* Source data
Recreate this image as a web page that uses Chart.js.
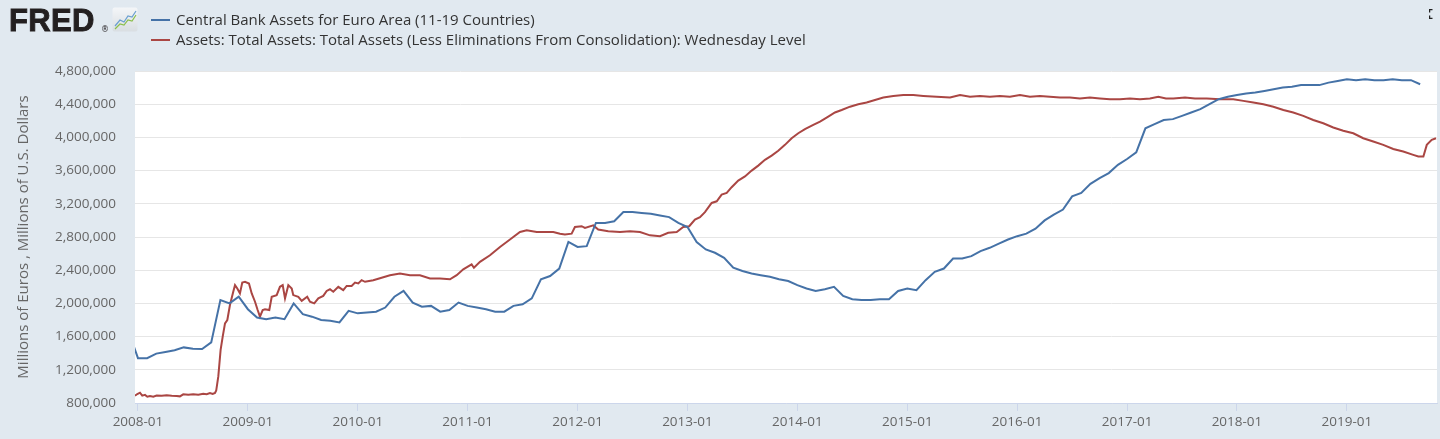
<!DOCTYPE html>
<html>
<head>
<meta charset="utf-8">
<title>Central Bank Assets</title>
<script src="https://cdn.jsdelivr.net/npm/chart.js@4.4.1/dist/chart.umd.min.js"></script>
<style>
  html, body { margin: 0; padding: 0; background: #e1e9f0; }
  #wrap { position: relative; width: 1440px; height: 439px; overflow: hidden; font-family: "Open Sans", sans-serif; }
  #chart { position: absolute; left: 0; top: 0; }
  .logo { position: absolute; left: 9px; top: 2px; font-family: "Liberation Sans", Arial, sans-serif; font-weight: bold;
          font-size: 31px; letter-spacing: 0.3px; color: #231f20; line-height: 38px; -webkit-text-stroke: 0.9px #231f20; }
  .reg { position: absolute; left: 101px; top: 25px; font-family: "DejaVu Sans", sans-serif; font-size: 8px; color: #231f20; }
  .logo-icon { position: absolute; left: 112px; top: 7px; }
  .legend { position: absolute; left: 151px; top: 9px; font-size: 15px; color: #333333; }
  .legend div { height: 20px; line-height: 20px; white-space: nowrap; }
  .legend span.swatch { display: inline-block; width: 19px; height: 2px; vertical-align: middle; margin-right: 6px; position: relative; top: -1px; }
  .full { position: absolute; left: 1429px; top: 9px; }
</style>
</head>
<body>
<div id="wrap">
  <canvas id="chart" width="1440" height="439"></canvas>
  <div class="logo">FRED</div>
  <div class="reg">®</div>
  <svg class="logo-icon" width="26" height="25" viewBox="0 0 26 25">
    <defs>
      <linearGradient id="g" x1="0" y1="0" x2="0" y2="1">
        <stop offset="0" stop-color="#f4f6f8"/>
        <stop offset="1" stop-color="#d9dee2"/>
      </linearGradient>
    </defs>
    <rect x="0.5" y="0.5" width="25" height="24" rx="2" fill="url(#g)"/>
    <polyline points="3,19 8,13 12,15 16,9 20,10 24,4" fill="none" stroke="#6a9fd0" stroke-width="1.2"/>
    <polyline points="3,22 8,17 12,18 16,13 20,14 24,8" fill="none" stroke="#8bbf4c" stroke-width="1.2"/>
  </svg>
  <div class="legend">
    <div><span class="swatch" style="background:#4572a7"></span>Central Bank Assets for Euro Area (11-19 Countries)</div>
    <div><span class="swatch" style="background:#aa4643"></span>Assets: Total Assets: Total Assets (Less Eliminations From Consolidation): Wednesday Level</div>
  </div>
  <svg class="full" width="8" height="10" viewBox="0 0 8 10">
    <path d="M0.5 3.5 V0.5 H3.5 M0.5 6.5 V9.5 H3.5" fill="none" stroke="#222" stroke-width="1.5"/>
  </svg>
</div>
<script>
// Central Bank Assets for Euro Area, monthly (millions of euros)
var blueMonths = [
  "2007-12", "2008-01", "2008-02", "2008-03", "2008-04", "2008-05", "2008-06", "2008-07", "2008-08", "2008-09", "2008-10", "2008-11", "2008-12",
  "2009-01", "2009-02", "2009-03", "2009-04", "2009-05", "2009-06", "2009-07", "2009-08", "2009-09", "2009-10", "2009-11", "2009-12",
  "2010-01", "2010-02", "2010-03", "2010-04", "2010-05", "2010-06", "2010-07", "2010-08", "2010-09", "2010-10", "2010-11", "2010-12",
  "2011-01", "2011-02", "2011-03", "2011-04", "2011-05", "2011-06", "2011-07", "2011-08", "2011-09", "2011-10", "2011-11", "2011-12",
  "2012-01", "2012-02", "2012-03", "2012-04", "2012-05", "2012-06", "2012-07", "2012-08", "2012-09", "2012-10", "2012-11", "2012-12",
  "2013-01", "2013-02", "2013-03", "2013-04", "2013-05", "2013-06", "2013-07", "2013-08", "2013-09", "2013-10", "2013-11", "2013-12",
  "2014-01", "2014-02", "2014-03", "2014-04", "2014-05", "2014-06", "2014-07", "2014-08", "2014-09", "2014-10", "2014-11", "2014-12",
  "2015-01", "2015-02", "2015-03", "2015-04", "2015-05", "2015-06", "2015-07", "2015-08", "2015-09", "2015-10", "2015-11", "2015-12",
  "2016-01", "2016-02", "2016-03", "2016-04", "2016-05", "2016-06", "2016-07", "2016-08", "2016-09", "2016-10", "2016-11", "2016-12",
  "2017-01", "2017-02", "2017-03", "2017-04", "2017-05", "2017-06", "2017-07", "2017-08", "2017-09", "2017-10", "2017-11", "2017-12",
  "2018-01", "2018-02", "2018-03", "2018-04", "2018-05", "2018-06", "2018-07", "2018-08", "2018-09", "2018-10", "2018-11", "2018-12",
  "2019-01", "2019-02", "2019-03", "2019-04", "2019-05", "2019-06", "2019-07", "2019-08", "2019-09"
];
var blueValues = [
  1650000, 1340000, 1340000, 1395000, 1415000, 1435000, 1470000, 1455000, 1450000, 1530000, 2040000, 2000000, 2080000,
  1930000, 1830000, 1810000, 1830000, 1810000, 2000000, 1870000, 1840000, 1800000, 1790000, 1770000, 1910000,
  1880000, 1890000, 1900000, 1950000, 2080000, 2150000, 2010000, 1960000, 1970000, 1900000, 1920000, 2010000,
  1970000, 1950000, 1930000, 1900000, 1900000, 1970000, 1990000, 2060000, 2290000, 2330000, 2420000, 2740000,
  2680000, 2690000, 2970000, 2970000, 2990000, 3100000, 3100000, 3090000, 3080000, 3060000, 3040000, 2970000,
  2920000, 2740000, 2650000, 2610000, 2550000, 2430000, 2390000, 2360000, 2340000, 2320000, 2290000, 2270000,
  2220000, 2180000, 2150000, 2170000, 2200000, 2090000, 2050000, 2040000, 2040000, 2050000, 2050000, 2150000,
  2180000, 2160000, 2280000, 2380000, 2420000, 2540000, 2540000, 2570000, 2630000, 2670000, 2720000, 2770000,
  2810000, 2840000, 2900000, 3000000, 3070000, 3130000, 3290000, 3330000, 3440000, 3510000, 3570000, 3670000,
  3740000, 3820000, 4110000, 4160000, 4210000, 4220000, 4260000, 4300000, 4340000, 4400000, 4460000, 4490000,
  4510000, 4530000, 4540000, 4560000, 4580000, 4600000, 4610000, 4630000, 4630000, 4630000, 4660000, 4680000,
  4700000, 4690000, 4700000, 4690000, 4690000, 4700000, 4690000, 4690000, 4640000
];

// Fed total assets, Wednesday level (millions of dollars), dates as decimal years
var redTimes = [
  2007.973, 2007.994, 2008.018, 2008.039, 2008.064, 2008.085, 2008.109, 2008.139, 2008.170, 2008.216, 2008.261, 2008.307,
  2008.352, 2008.382, 2008.412, 2008.458, 2008.503, 2008.549, 2008.594, 2008.625, 2008.655, 2008.680, 2008.701, 2008.712,
  2008.731, 2008.752, 2008.771, 2008.792, 2008.813, 2008.837, 2008.867, 2008.883, 2008.904, 2008.928, 2008.949, 2008.974,
  2009.010, 2009.035, 2009.065, 2009.089, 2009.110, 2009.135, 2009.156, 2009.195, 2009.217, 2009.262, 2009.292, 2009.317,
  2009.338, 2009.368, 2009.399, 2009.413, 2009.459, 2009.490, 2009.540, 2009.565, 2009.604, 2009.641, 2009.686, 2009.717,
  2009.747, 2009.777, 2009.823, 2009.868, 2009.899, 2009.944, 2009.975, 2010.005, 2010.035, 2010.066, 2010.141, 2010.217,
  2010.293, 2010.384, 2010.475, 2010.566, 2010.657, 2010.748, 2010.839, 2010.900, 2010.960, 2011.036, 2011.057, 2011.112,
  2011.203, 2011.294, 2011.385, 2011.476, 2011.537, 2011.628, 2011.719, 2011.779, 2011.840, 2011.885, 2011.946, 2011.976,
  2012.037, 2012.067, 2012.143, 2012.188, 2012.279, 2012.386, 2012.477, 2012.568, 2012.659, 2012.750, 2012.825, 2012.902,
  2012.962, 2013.016, 2013.068, 2013.114, 2013.159, 2013.220, 2013.266, 2013.311, 2013.357, 2013.402, 2013.462, 2013.523,
  2013.584, 2013.644, 2013.705, 2013.766, 2013.826, 2013.887, 2013.948, 2014.008, 2014.069, 2014.145, 2014.206, 2014.281,
  2014.342, 2014.403, 2014.479, 2014.554, 2014.630, 2014.706, 2014.782, 2014.873, 2014.964, 2015.055, 2015.146, 2015.267,
  2015.389, 2015.480, 2015.571, 2015.661, 2015.752, 2015.843, 2015.934, 2016.025, 2016.116, 2016.207, 2016.298, 2016.389,
  2016.480, 2016.571, 2016.662, 2016.753, 2016.844, 2016.935, 2017.026, 2017.117, 2017.208, 2017.284, 2017.354, 2017.421,
  2017.527, 2017.618, 2017.725, 2017.846, 2017.967, 2018.058, 2018.149, 2018.240, 2018.331, 2018.422, 2018.512, 2018.603,
  2018.694, 2018.785, 2018.876, 2018.967, 2019.058, 2019.149, 2019.240, 2019.331, 2019.422, 2019.513, 2019.604, 2019.650,
  2019.696, 2019.727, 2019.772, 2019.811
];
var redValues = [
  888000, 908000, 924000, 888000, 898000, 876000, 885000, 876000, 890000, 888000, 892000, 886000,
  885000, 880000, 905000, 898000, 906000, 900000, 910000, 905000, 920000, 908000, 920000, 950000,
  1120000, 1440000, 1600000, 1760000, 1800000, 1980000, 2140000, 2220000, 2180000, 2120000, 2250000, 2260000,
  2240000, 2120000, 2020000, 1920000, 1840000, 1920000, 1930000, 1920000, 2080000, 2100000, 2200000, 2220000,
  2060000, 2220000, 2180000, 2100000, 2080000, 2030000, 2080000, 2020000, 2000000, 2060000, 2090000, 2150000,
  2170000, 2140000, 2200000, 2160000, 2210000, 2210000, 2250000, 2240000, 2280000, 2260000, 2280000, 2310000,
  2340000, 2360000, 2340000, 2340000, 2300000, 2300000, 2290000, 2340000, 2410000, 2470000, 2430000, 2500000,
  2580000, 2680000, 2770000, 2860000, 2880000, 2860000, 2860000, 2860000, 2840000, 2830000, 2840000, 2920000,
  2930000, 2910000, 2940000, 2890000, 2870000, 2860000, 2870000, 2860000, 2820000, 2810000, 2850000, 2860000,
  2920000, 2930000, 3010000, 3040000, 3100000, 3210000, 3230000, 3310000, 3330000, 3400000, 3480000, 3530000,
  3600000, 3660000, 3730000, 3780000, 3840000, 3910000, 3990000, 4050000, 4100000, 4150000, 4190000, 4250000,
  4300000, 4330000, 4370000, 4400000, 4420000, 4450000, 4480000, 4500000, 4510000, 4510000, 4500000, 4490000,
  4480000, 4510000, 4490000, 4500000, 4490000, 4500000, 4490000, 4510000, 4490000, 4500000, 4490000, 4480000,
  4480000, 4470000, 4480000, 4470000, 4460000, 4460000, 4470000, 4460000, 4470000, 4490000, 4470000, 4470000,
  4480000, 4470000, 4470000, 4460000, 4460000, 4440000, 4420000, 4400000, 4370000, 4330000, 4300000, 4260000,
  4210000, 4170000, 4120000, 4080000, 4050000, 3990000, 3950000, 3910000, 3860000, 3830000, 3790000, 3770000,
  3770000, 3910000, 3970000, 3990000
];

var yTicks = [800000, 1200000, 1600000, 2000000, 2400000, 2800000, 3200000, 3600000, 4000000, 4400000, 4800000];
var xYears = [2008, 2009, 2010, 2011, 2012, 2013, 2014, 2015, 2016, 2017, 2018, 2019];

function monthToYear(s) {
    var p = s.split("-");
    return Number(p[0]) + (Number(p[1]) - 1) / 12;
}

var blueData = blueMonths.map(function (m, i) { return { x: monthToYear(m), y: blueValues[i] }; });
var redData = redTimes.map(function (t, i) { return { x: t, y: redValues[i] }; });

// white plot area on the grey-blue page
var plotBackground = {
    id: "plotBackground",
    beforeDraw: function (chart) {
        var a = chart.chartArea, ctx = chart.ctx;
        ctx.save();
        ctx.fillStyle = "#ffffff";
        ctx.fillRect(a.left, a.top, a.right - a.left, a.bottom - a.top);
        ctx.restore();
    }
};

var ctx = document.getElementById("chart");

new Chart(ctx, {
    type: "line",
    data: {
        datasets: [
            {
                label: "Central Bank Assets for Euro Area (11-19 Countries)",
                data: blueData,
                borderColor: "#4572a7",
                borderWidth: 2,
                pointRadius: 0,
                tension: 0
            },
            {
                label: "Assets: Total Assets: Total Assets (Less Eliminations From Consolidation): Wednesday Level",
                data: redData,
                borderColor: "#aa4643",
                borderWidth: 2,
                pointRadius: 0,
                tension: 0
            }
        ]
    },
    options: {
        responsive: false,
        animation: false,
        devicePixelRatio: 1,
        layout: { padding: { top: 71, right: 3, left: 0, bottom: 0 } },
        plugins: {
            legend: { display: false },
            tooltip: { enabled: false }
        },
        scales: {
            x: {
                type: "linear",
                min: 2007.973,
                max: 2019.82,
                afterFit: function (scale) { scale.height = 36; },
                afterBuildTicks: function (scale) {
                    scale.ticks = xYears.map(function (y) { return { value: y }; });
                },
                grid: { drawOnChartArea: false, color: "#ccd6eb", tickLength: 8 },
                border: { display: true, color: "#ccd6eb" },
                ticks: {
                    autoSkip: false,
                    maxRotation: 0,
                    padding: 3,
                    color: "#666666",
                    font: { family: "Open Sans", size: 13.5 },
                    callback: function (v) { return v + "-01"; }
                }
            },
            y: {
                min: 800000,
                max: 4800000,
                afterFit: function (scale) { scale.width = 135; },
                afterBuildTicks: function (scale) {
                    scale.ticks = yTicks.map(function (v) { return { value: v }; });
                },
                grid: { color: "#e6e6e6", drawTicks: false },
                border: { display: false },
                ticks: {
                    padding: 19,
                    color: "#666666",
                    font: { family: "Open Sans", size: 13.5 },
                    callback: function (v) { return v.toLocaleString("en-US"); }
                },
                title: {
                    display: true,
                    text: "Millions of Euros , Millions of U.S. Dollars",
                    color: "#666666",
                    font: { family: "Open Sans", size: 15 },
                    padding: { top: 15, bottom: 0 }
                }
            }
        }
    },
    plugins: [plotBackground]
});
</script>
</body>
</html>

* What this task involves
Search the listing for the string "page". Copy each line where it turns up.

* Answer in full
Recreate this image as a web page that uses Chart.js.
// white plot area on the grey-blue page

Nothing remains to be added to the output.